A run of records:
----------------------------------------
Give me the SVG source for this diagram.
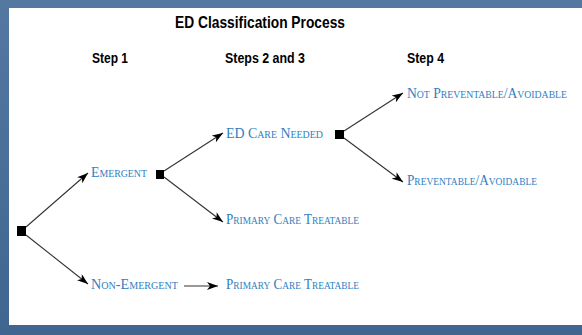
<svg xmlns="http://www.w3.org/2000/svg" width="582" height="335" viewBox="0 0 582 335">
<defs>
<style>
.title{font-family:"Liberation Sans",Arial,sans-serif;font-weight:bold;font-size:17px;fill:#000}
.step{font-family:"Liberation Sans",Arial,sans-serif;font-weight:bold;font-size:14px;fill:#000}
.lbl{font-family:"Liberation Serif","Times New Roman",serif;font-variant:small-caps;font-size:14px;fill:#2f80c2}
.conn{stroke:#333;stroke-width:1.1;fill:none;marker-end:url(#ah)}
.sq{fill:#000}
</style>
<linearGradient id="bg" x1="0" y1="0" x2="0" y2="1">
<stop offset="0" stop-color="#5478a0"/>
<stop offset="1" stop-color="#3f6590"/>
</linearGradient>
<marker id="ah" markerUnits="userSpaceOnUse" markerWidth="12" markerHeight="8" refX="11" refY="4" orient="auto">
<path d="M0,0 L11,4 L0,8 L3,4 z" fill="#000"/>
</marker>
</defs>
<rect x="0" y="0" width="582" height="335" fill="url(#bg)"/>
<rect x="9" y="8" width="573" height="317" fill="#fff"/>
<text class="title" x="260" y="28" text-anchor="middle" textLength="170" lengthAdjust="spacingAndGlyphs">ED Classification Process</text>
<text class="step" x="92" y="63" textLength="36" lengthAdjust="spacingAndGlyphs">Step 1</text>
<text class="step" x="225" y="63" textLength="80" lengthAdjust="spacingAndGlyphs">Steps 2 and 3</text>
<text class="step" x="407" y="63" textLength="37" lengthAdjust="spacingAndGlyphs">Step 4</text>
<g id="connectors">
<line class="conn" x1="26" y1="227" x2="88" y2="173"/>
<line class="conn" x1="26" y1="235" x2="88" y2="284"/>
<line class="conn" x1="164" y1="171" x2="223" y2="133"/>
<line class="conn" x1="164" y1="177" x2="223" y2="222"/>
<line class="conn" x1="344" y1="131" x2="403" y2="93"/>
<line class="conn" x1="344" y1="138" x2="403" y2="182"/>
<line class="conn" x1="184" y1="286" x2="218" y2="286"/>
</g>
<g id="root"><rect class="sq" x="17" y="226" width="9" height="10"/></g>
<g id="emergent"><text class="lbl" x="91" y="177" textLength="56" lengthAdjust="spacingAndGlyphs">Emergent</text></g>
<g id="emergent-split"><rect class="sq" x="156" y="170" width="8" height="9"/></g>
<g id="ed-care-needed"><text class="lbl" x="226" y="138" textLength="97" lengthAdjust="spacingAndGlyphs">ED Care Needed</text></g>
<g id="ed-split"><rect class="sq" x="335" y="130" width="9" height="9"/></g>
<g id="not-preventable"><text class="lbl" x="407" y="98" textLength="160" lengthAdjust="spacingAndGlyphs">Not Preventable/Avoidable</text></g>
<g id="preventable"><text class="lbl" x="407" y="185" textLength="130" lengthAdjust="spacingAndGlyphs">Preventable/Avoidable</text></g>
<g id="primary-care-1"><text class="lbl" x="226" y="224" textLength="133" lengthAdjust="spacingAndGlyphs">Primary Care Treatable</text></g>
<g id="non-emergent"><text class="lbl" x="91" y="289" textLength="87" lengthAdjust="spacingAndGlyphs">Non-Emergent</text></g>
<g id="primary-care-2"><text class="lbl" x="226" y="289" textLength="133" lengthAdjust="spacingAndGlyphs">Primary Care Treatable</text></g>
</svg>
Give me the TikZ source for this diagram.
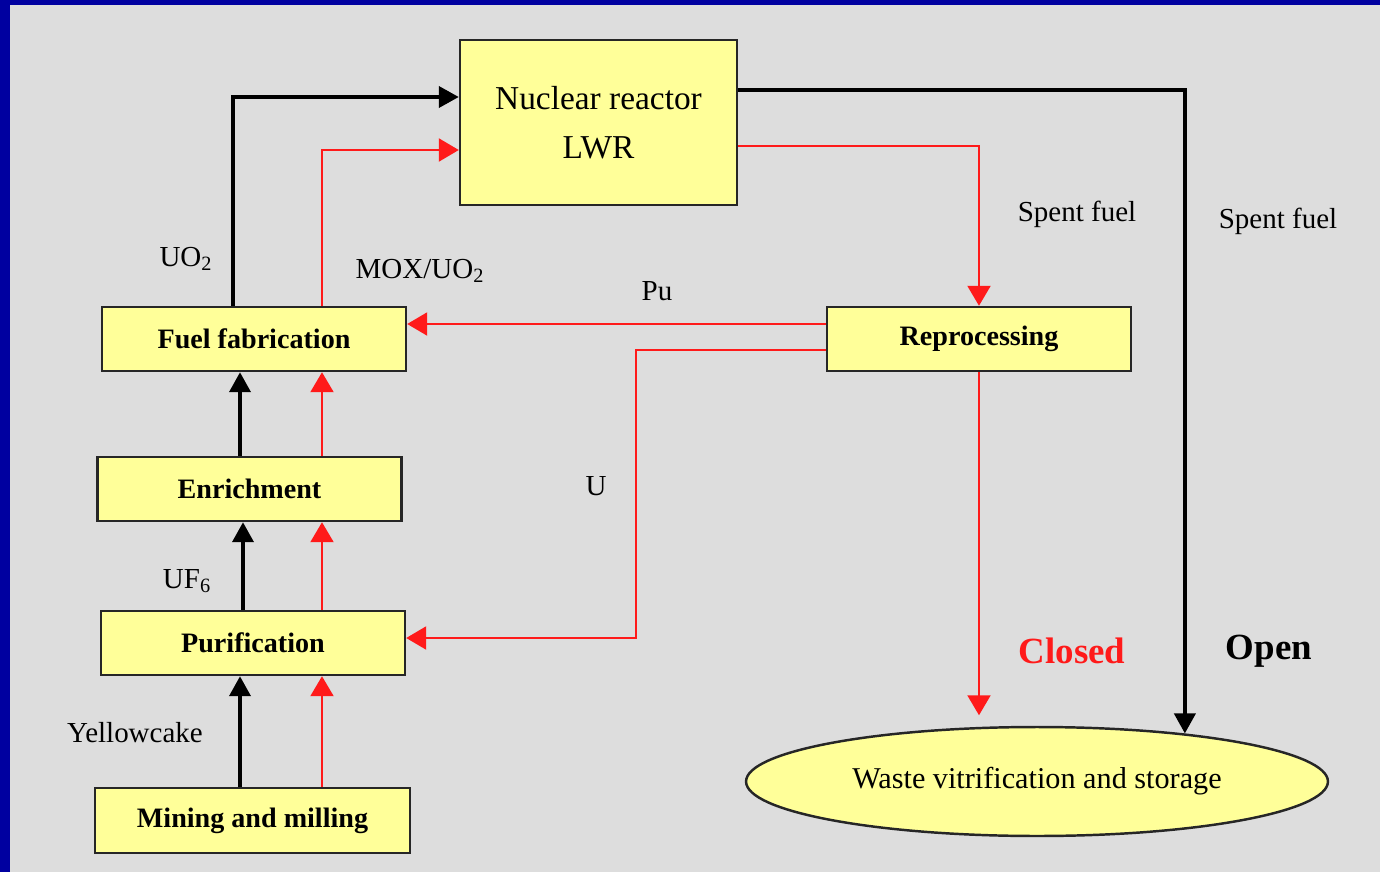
----------------------------------------
• _The problem_
Quote all of the entries word for word, omitting any pictures.

• _Response_
Give me the SVG source for this diagram.
<svg xmlns="http://www.w3.org/2000/svg" width="582" height="335" viewBox="0 0 582 335">
<defs>
<style>
.title{font-family:"Liberation Sans",Arial,sans-serif;font-weight:bold;font-size:17px;fill:#000}
.step{font-family:"Liberation Sans",Arial,sans-serif;font-weight:bold;font-size:14px;fill:#000}
.lbl{font-family:"Liberation Serif","Times New Roman",serif;font-variant:small-caps;font-size:14px;fill:#2f80c2}
.conn{stroke:#333;stroke-width:1.1;fill:none;marker-end:url(#ah)}
.sq{fill:#000}
</style>
<linearGradient id="bg" x1="0" y1="0" x2="0" y2="1">
<stop offset="0" stop-color="#5478a0"/>
<stop offset="1" stop-color="#3f6590"/>
</linearGradient>
<marker id="ah" markerUnits="userSpaceOnUse" markerWidth="12" markerHeight="8" refX="11" refY="4" orient="auto">
<path d="M0,0 L11,4 L0,8 L3,4 z" fill="#000"/>
</marker>
</defs>
<rect x="0" y="0" width="582" height="335" fill="url(#bg)"/>
<rect x="9" y="8" width="573" height="317" fill="#fff"/>
<text class="title" x="260" y="28" text-anchor="middle" textLength="170" lengthAdjust="spacingAndGlyphs">ED Classification Process</text>
<text class="step" x="92" y="63" textLength="36" lengthAdjust="spacingAndGlyphs">Step 1</text>
<text class="step" x="225" y="63" textLength="80" lengthAdjust="spacingAndGlyphs">Steps 2 and 3</text>
<text class="step" x="407" y="63" textLength="37" lengthAdjust="spacingAndGlyphs">Step 4</text>
<g id="connectors">
<line class="conn" x1="26" y1="227" x2="88" y2="173"/>
<line class="conn" x1="26" y1="235" x2="88" y2="284"/>
<line class="conn" x1="164" y1="171" x2="223" y2="133"/>
<line class="conn" x1="164" y1="177" x2="223" y2="222"/>
<line class="conn" x1="344" y1="131" x2="403" y2="93"/>
<line class="conn" x1="344" y1="138" x2="403" y2="182"/>
<line class="conn" x1="184" y1="286" x2="218" y2="286"/>
</g>
<g id="root"><rect class="sq" x="17" y="226" width="9" height="10"/></g>
<g id="emergent"><text class="lbl" x="91" y="177" textLength="56" lengthAdjust="spacingAndGlyphs">Emergent</text></g>
<g id="emergent-split"><rect class="sq" x="156" y="170" width="8" height="9"/></g>
<g id="ed-care-needed"><text class="lbl" x="226" y="138" textLength="97" lengthAdjust="spacingAndGlyphs">ED Care Needed</text></g>
<g id="ed-split"><rect class="sq" x="335" y="130" width="9" height="9"/></g>
<g id="not-preventable"><text class="lbl" x="407" y="98" textLength="160" lengthAdjust="spacingAndGlyphs">Not Preventable/Avoidable</text></g>
<g id="preventable"><text class="lbl" x="407" y="185" textLength="130" lengthAdjust="spacingAndGlyphs">Preventable/Avoidable</text></g>
<g id="primary-care-1"><text class="lbl" x="226" y="224" textLength="133" lengthAdjust="spacingAndGlyphs">Primary Care Treatable</text></g>
<g id="non-emergent"><text class="lbl" x="91" y="289" textLength="87" lengthAdjust="spacingAndGlyphs">Non-Emergent</text></g>
<g id="primary-care-2"><text class="lbl" x="226" y="289" textLength="133" lengthAdjust="spacingAndGlyphs">Primary Care Treatable</text></g>
</svg>
Give me the TikZ source for this diagram.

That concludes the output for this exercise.